After the computer is on for a while (a few hours) the system totally locks -no mouse movement , no ctrl-alt-del (task manager). Any ideas would be appreciated.
This error code is a unexpected shutdown/restart.
Just happened again an hour after rebooting. How can I troubleshoot this issue?
Is this a problem?
What i’d do is, live boot off USB, run a mem-test. for at least 4 passes of all your memory. Then i’d check drivers on your install. Is this laptop a clean install on a clean drive? which drive? Was it a full build you purchased from frame.work or a DIY laptop? Is the drive old or new? Does it lock up / hang when you boot from some other USB drive? say, knoppix, or ubuntu live or other. You should be able to use that os for awhile and see if similar happens. Was your windows install always doing this? Have you installed updates lately? have you installed the driver pack from frame.work? Are you using the beta bios or the shipped one? Do you have any tools installed that will show you thermals? Is the laptop on a hard surface, are the fan grates not blocked. Are there any peripherals plugged into USB? If so, does similar happen when everything is unplugged, including all modules? Are you using the charger that shipped with it (the offical frame.work charger). Lots of things could be the cause. Is your RAM seated correctly. Sorry, its a lot, but many things could be a potential cause. Sorry for the frustration, its not great when things dont work. Just trying to get an idea of what direction to go here.
Cheers
Do you have a link for a boot/memtest USB file?
This is a DIY, new drive.
I don’t think Win was always doing this. I have not installed updates, but don’t know if Windows did. I did install the driver pack from Framework. Unit has the shipped bios. It’s on a hard surface, so fan grates aren’t blocked. There was a usb mouse plugged in but it happened again without it plugged in. Yes, stock charger. I believe the ram is plugged in properly, but a mem test would show something is wrong, right?
Is there something in the system log that would give us better clues?
Thanks.
Here is a link, but I realize I have not used memtest on the frame.work laptop yet. For what I can tell, it boots into UEFI only, and you’d have to use the latest image from: MemTest86 - Download now!
There are instructions there for creating a boot USB. I haven’t done this myself, though i’m curious and will try it later to see how well / if it works.
Win10 installs updates on its own, so hard to tell what has happened there. Good to know it may not have always done this. (I’m mostly trying to figure out if its a hardware issue vs. software). The memtest should show issues, yep. You could check the logs as to when and which updates have been installed. I don’t know a ton about win10 though, so someone else, weight in if you know better. I assume you can roll-back updates, and if you can, you can postpone updates in the settings for at least a week. Which, if you can uninstall updates, then postpone them, see if that helps. Depending on how I would feel, I’d try creating the memtest, or just try uninstalling any potential updates and seeing what that does. (lazy troubleshooting method). Another thing I’d consider (radioactive version) is, burning it to the ground, re-installing, then postpone updates and use it for a bit to see what happens (before installing the driver pack then after installing, but both after disabling updates for a week or whatever the max time is). [best case, test mem, then disable updates, rollback updates and see if issues still occur]. Though, i’d maybe just try rolling back updates and postponing so i can continue to use the machine, and see what happens (again, lazy troubleshooting)

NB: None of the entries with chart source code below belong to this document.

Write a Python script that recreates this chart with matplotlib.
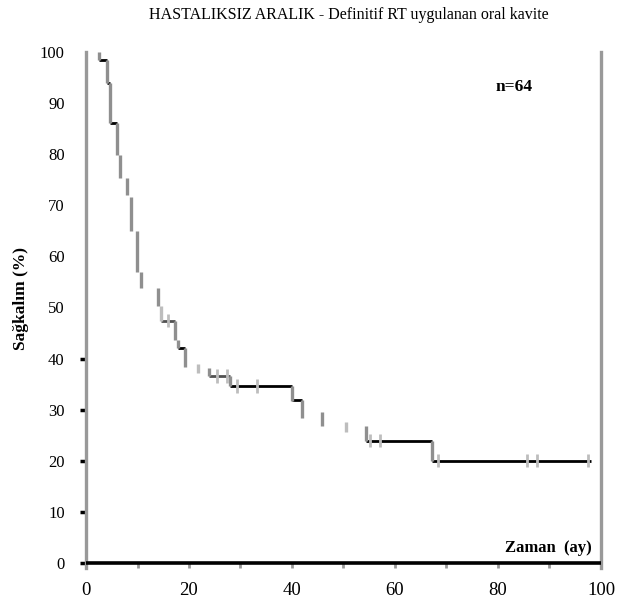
import matplotlib
matplotlib.use("Agg")
import matplotlib.pyplot as plt

# ---- data ----
title = "HASTALIKSIZ ARALIK - Definitif RT uygulanan oral kavite"
xlabel_text = "Zaman  (ay)"
ylabel_text = "Sağkalım (%)"
n_text = "n=64"

x_ticks = [0, 20, 40, 60, 80, 100]
x_minor = [10, 30, 50, 70, 90]
y_ticks = [0, 10, 20, 30, 40, 50, 60, 70, 80, 90, 100]

# vertical drops of the survival curve: time, value before, value after
drop_t = [2.5, 4.1, 4.7, 6.0, 6.6, 8.0, 8.7, 9.9, 10.7, 14.0, 14.6, 17.3, 17.9,
          19.2, 21.7, 23.9, 28.0, 40.0, 42.0, 45.8, 50.5, 54.4, 67.2]
drop_top = [100.0, 98.4, 93.9, 86.1, 79.8, 75.3, 71.6, 65.0, 56.9, 53.8, 50.3, 47.4, 43.6,
            42.0, 38.9, 38.2, 36.6, 34.6, 31.9, 29.5, 27.6, 26.8, 23.9]
drop_bot = [98.4, 93.9, 86.1, 79.8, 75.3, 72.0, 65.0, 56.9, 53.8, 50.3, 47.4, 43.6, 42.0,
            38.4, 37.2, 36.6, 34.6, 31.7, 28.4, 26.8, 25.6, 23.9, 20.0]
drop_light = [False, False, False, False, False, False, False, False, False, False, True, False, False,
              False, True, False, False, False, False, False, True, False, False]

# visible horizontal plateaus: level, start, end, dark-grey flag
plat_y = [98.4, 93.9, 86.1, 47.4, 42.0, 36.6, 34.6, 31.9, 23.9, 20.0]
plat_x0 = [2.5, 4.1, 4.7, 14.6, 17.9, 23.9, 28.0, 40.0, 54.4, 67.2]
plat_x1 = [4.1, 4.7, 6.0, 17.3, 19.2, 28.0, 40.0, 42.0, 67.2, 98.0]
plat_grey = [False, False, False, True, False, True, False, False, False, False]

# censored observations
cens_t = [15.9, 25.4, 27.4, 29.3, 33.2, 55.1, 57.1, 68.3, 85.6, 87.6, 97.5]
cens_s = [47.4, 36.6, 36.6, 34.6, 34.6, 23.9, 23.9, 20.0, 20.0, 20.0, 20.0]

# ---- figure ----
plt.rcParams['font.family'] = ['Liberation Serif', 'DejaVu Serif']
fig = plt.figure(figsize=(6.29, 6.02), dpi=100)
ax = fig.add_axes([86/629, 1-568/602, (601-86)/629, (568-52)/602])
ax.set_xlim(0, 100)
ax.set_ylim(-1.0, 100)

GREY = '#8f8f8f'
LIGHT = '#bdbdbd'

for t, a, b, lt in zip(drop_t, drop_top, drop_bot, drop_light):
    ax.vlines(t, b, a, colors=LIGHT if lt else GREY, linewidth=2.4, zorder=3)
for y, a, b, g in zip(plat_y, plat_x0, plat_x1, plat_grey):
    ax.hlines(y, a, b, colors='#505050' if g else 'black', linewidth=2.0, zorder=2)
for t, s in zip(cens_t, cens_s):
    ax.vlines(t, s - 1.3, s + 1.3, colors=LIGHT, linewidth=2.0, zorder=4)

# baseline at 0
ax.axhline(0, color='black', linewidth=2.6, zorder=5)

for side in ['left', 'right']:
    ax.spines[side].set_color('#999999')
    ax.spines[side].set_linewidth(2.4)
ax.spines['top'].set_visible(False)
ax.spines['bottom'].set_visible(False)

ax.set_xticks(x_ticks)
ax.set_xticks(x_minor, minor=True)
ax.set_yticks(y_ticks)
ax.tick_params(axis='x', which='both', direction='in', length=4, width=2, color='#999999',
               labelsize=13.5, pad=10)
ax.tick_params(axis='y', direction='out', length=4.3, width=2.5, color='black',
               labelsize=12, pad=11)
for tk, v in zip(ax.yaxis.get_major_ticks(), y_ticks):
    if v >= 50:
        tk.tick1line.set_visible(False)

fig.text(349/629, 1-15/602, title, fontsize=11.5, ha='center', va='center')
fig.text(21/629, 1-298/602, ylabel_text, rotation=90, fontsize=12.5, fontweight='bold',
         ha='center', va='center')
ax.text(83.1, 93.2, n_text, fontsize=12.5, fontweight='bold', ha='center', va='center')
ax.text(98.3, 2.9, xlabel_text, fontsize=12, fontweight='bold', ha='right', va='center')

fig.savefig('out.png', dpi=100)
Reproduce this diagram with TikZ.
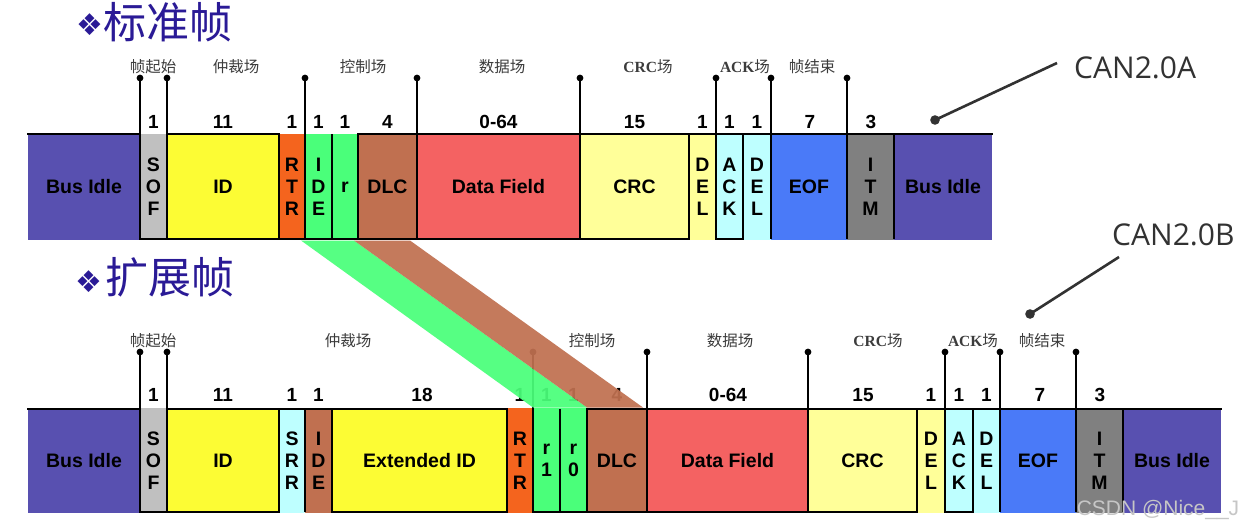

Sorry for rambling, let us know what your trying. I’ll let you know what i see testing the newer uefi memtest. (though, if it wasn’t an issue immediately, the memory issue is less likely.)
Unfortunately those “Critical” errors are just logged by the system when it starts up again after an “unclean” or forced shutdown. So it’s just telling you that you held the power button down to turn the thing off, nothing more. You could look at the full log and look for the last things logged before a hang/restart for a clue, though it’s no guarantee.
Checking your memory as someone suggested is probably a good idea if only to help rule out bad stick(s) as a culprit. MemTest86 is sort of the standard, you can flash it to a USB stick and boot from it. I believe Windows also includes a “Windows Memory Diagnostic” tool that will run on reboot that you could try.
Thank for the info… I’ll give the memory test a try.